##### Data excerpt #####

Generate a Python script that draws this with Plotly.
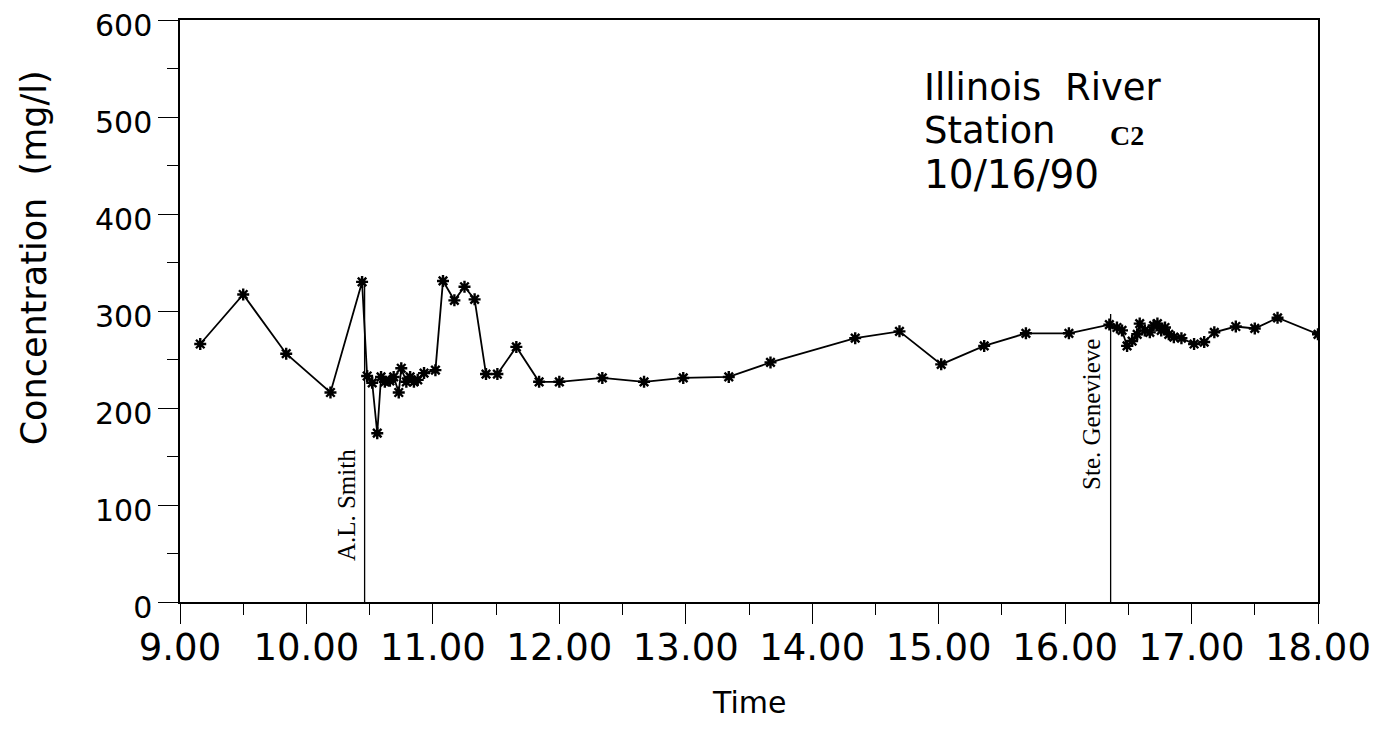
import plotly.graph_objects as go

# ---- data ----
time_hr = [9.16, 9.50, 9.84, 10.19, 10.44, 10.48, 10.52, 10.56, 10.59, 10.62,
           10.66, 10.69, 10.73, 10.75, 10.79, 10.82, 10.85, 10.88, 10.93, 11.02,
           11.08, 11.17, 11.25, 11.33, 11.42, 11.51, 11.66, 11.84, 12.00, 12.34,
           12.67, 12.98, 13.34, 13.67, 14.34, 14.69, 15.02, 15.36, 15.69, 16.03,
           16.35, 16.41, 16.45, 16.49, 16.53, 16.57, 16.59, 16.63, 16.67, 16.70,
           16.73, 16.76, 16.79, 16.82, 16.86, 16.92, 17.02, 17.10, 17.18, 17.35,
           17.50, 17.68, 18.00]
concentration = [266, 317, 256, 216, 330, 233, 226, 174, 232, 227,
                 228, 232, 216, 241, 227, 232, 227, 229, 236, 239,
                 331, 311, 325, 312, 235, 235, 263, 227, 227, 231,
                 227, 231, 232, 247, 272, 279, 245, 264, 277, 277,
                 286, 283, 280, 264, 269, 276, 287, 280, 278, 285,
                 287, 280, 283, 276, 273, 272, 266, 268, 278, 284,
                 282, 293, 276]

event_names = ["A.L. Smith", "Ste. Genevieve"]
event_times = [10.46, 16.36]
event_tops = [332, 297]
event_label_y = [100, 193]

x_tickvals = [9, 10, 11, 12, 13, 14, 15, 16, 17, 18]
y_tickvals = [0, 100, 200, 300, 400, 500, 600]

FONT = "DejaVu Sans"

fig = go.Figure()

for name, t, top in zip(event_names, event_times, event_tops):
    fig.add_trace(go.Scatter(x=[t, t], y=[0, top], mode="lines",
                             line=dict(color="black", width=1.3),
                             showlegend=False, hoverinfo="skip"))

fig.add_trace(go.Scatter(
    x=time_hr, y=concentration, mode="lines+markers",
    line=dict(color="black", width=1.8),
    marker=dict(symbol="asterisk-open", size=10, color="black",
                line=dict(color="black", width=2.4)),
    showlegend=False))

for name, t, ly in zip(event_names, event_times, event_label_y):
    fig.add_annotation(x=t, y=ly, xref="x", yref="y", text=name,
                       textangle=-90, showarrow=False, xanchor="right",
                       xshift=-3,
                       font=dict(family="Liberation Serif", size=25, color="black"))

# title block
fig.add_annotation(x=14.87, y=530, xref="x", yref="y", text="Illinois  River",
                   showarrow=False, xanchor="left", yanchor="middle",
                   font=dict(family=FONT, size=37, color="black"))
fig.add_annotation(x=14.87, y=486, xref="x", yref="y", text="Station",
                   showarrow=False, xanchor="left", yanchor="middle",
                   font=dict(family=FONT, size=37, color="black"))
fig.add_annotation(x=16.34, y=481, xref="x", yref="y", text="<b>C2</b>",
                   showarrow=False, xanchor="left", yanchor="middle",
                   font=dict(family="Liberation Serif", size=28, color="black"))
fig.add_annotation(x=14.87, y=441, xref="x", yref="y", text="10/16/90",
                   showarrow=False, xanchor="left", yanchor="middle",
                   font=dict(family=FONT, size=39, color="black"))

# axis titles
fig.add_annotation(x=-0.128, y=0.591, xref="paper", yref="paper",
                   text="Concentration  (mg/l)", textangle=-90, showarrow=False,
                   xanchor="center", yanchor="middle",
                   font=dict(family=FONT, size=35, color="black"))
fig.add_annotation(x=0.5, y=-0.172, xref="paper", yref="paper",
                   text="Time", showarrow=False, xanchor="center", yanchor="middle",
                   font=dict(family=FONT, size=30, color="black"))

fig.update_xaxes(range=[9, 18], tickvals=x_tickvals, tickformat=".2f",
                 ticks="outside", ticklen=20, tickwidth=1.3, tickcolor="black",
                 minor=dict(dtick=0.5, ticks="outside", ticklen=11, tickwidth=1.3,
                            tickcolor="black"),
                 showline=True, linecolor="black", linewidth=2, mirror=True,
                 showgrid=False, zeroline=False, automargin=False,
                 ticklabeloverflow="allow", ticklabelstandoff=-8,
                 tickfont=dict(family=FONT, size=37, color="black"))
fig.update_yaxes(range=[0, 600], tickvals=y_tickvals,
                 ticks="outside", ticklen=20, tickwidth=1.3, tickcolor="black",
                 minor=dict(dtick=50, ticks="outside", ticklen=11, tickwidth=1.3,
                            tickcolor="black"),
                 showline=True, linecolor="black", linewidth=1.5, mirror=True,
                 showgrid=False, zeroline=False, automargin=False,
                 ticklabeloverflow="allow", ticklabelshift=5,
                 tickfont=dict(family=FONT, size=30, color="black"))

fig.update_layout(width=1385, height=742, plot_bgcolor="white",
                  paper_bgcolor="white",
                  margin=dict(l=172, r=75, t=12, b=148))

fig.write_html("out.html")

#####

*Set exercise*:
Restate, line by line and word for word, everything from the top of the material through the line that contains "import plotly.graph_objects as go". Leave pictures out.

*Solution below*:
Generate a Python script that draws this with Plotly.
import plotly.graph_objects as go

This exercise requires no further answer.